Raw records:
"""

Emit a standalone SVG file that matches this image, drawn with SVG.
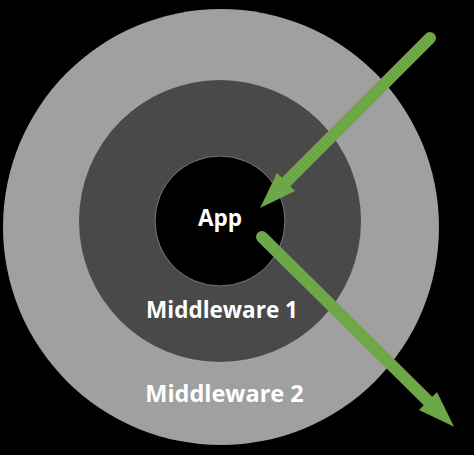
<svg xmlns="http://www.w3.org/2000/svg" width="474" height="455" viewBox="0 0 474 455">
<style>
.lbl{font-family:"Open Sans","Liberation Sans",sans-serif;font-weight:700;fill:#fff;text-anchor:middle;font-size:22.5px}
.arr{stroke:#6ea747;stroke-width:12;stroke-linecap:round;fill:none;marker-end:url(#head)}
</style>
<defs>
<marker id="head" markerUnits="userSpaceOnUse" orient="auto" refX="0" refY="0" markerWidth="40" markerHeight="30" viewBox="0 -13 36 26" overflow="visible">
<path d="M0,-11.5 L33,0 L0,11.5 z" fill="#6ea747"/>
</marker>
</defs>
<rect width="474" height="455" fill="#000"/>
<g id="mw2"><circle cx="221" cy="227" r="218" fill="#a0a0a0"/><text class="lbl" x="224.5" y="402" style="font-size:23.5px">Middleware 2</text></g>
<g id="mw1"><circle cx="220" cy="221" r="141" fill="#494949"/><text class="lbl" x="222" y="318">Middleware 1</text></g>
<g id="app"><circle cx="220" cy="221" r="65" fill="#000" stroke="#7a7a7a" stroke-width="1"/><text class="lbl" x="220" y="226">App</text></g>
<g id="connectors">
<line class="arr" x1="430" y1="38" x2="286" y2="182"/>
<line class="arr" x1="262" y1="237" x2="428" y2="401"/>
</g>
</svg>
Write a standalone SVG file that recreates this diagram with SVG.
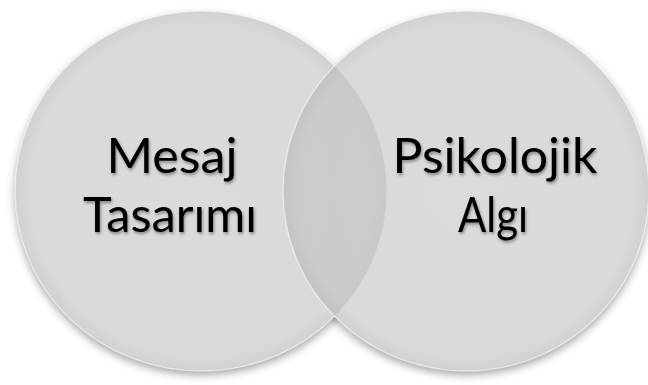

"""

→ What is needed:
Reproduce every entry word for word, but skip any pictures.

→ Exercise result:
Emit a standalone SVG file that matches this image, drawn with SVG.
<svg xmlns="http://www.w3.org/2000/svg" width="474" height="455" viewBox="0 0 474 455">
<style>
.lbl{font-family:"Open Sans","Liberation Sans",sans-serif;font-weight:700;fill:#fff;text-anchor:middle;font-size:22.5px}
.arr{stroke:#6ea747;stroke-width:12;stroke-linecap:round;fill:none;marker-end:url(#head)}
</style>
<defs>
<marker id="head" markerUnits="userSpaceOnUse" orient="auto" refX="0" refY="0" markerWidth="40" markerHeight="30" viewBox="0 -13 36 26" overflow="visible">
<path d="M0,-11.5 L33,0 L0,11.5 z" fill="#6ea747"/>
</marker>
</defs>
<rect width="474" height="455" fill="#000"/>
<g id="mw2"><circle cx="221" cy="227" r="218" fill="#a0a0a0"/><text class="lbl" x="224.5" y="402" style="font-size:23.5px">Middleware 2</text></g>
<g id="mw1"><circle cx="220" cy="221" r="141" fill="#494949"/><text class="lbl" x="222" y="318">Middleware 1</text></g>
<g id="app"><circle cx="220" cy="221" r="65" fill="#000" stroke="#7a7a7a" stroke-width="1"/><text class="lbl" x="220" y="226">App</text></g>
<g id="connectors">
<line class="arr" x1="430" y1="38" x2="286" y2="182"/>
<line class="arr" x1="262" y1="237" x2="428" y2="401"/>
</g>
</svg>
Write a standalone SVG file that recreates this diagram with SVG.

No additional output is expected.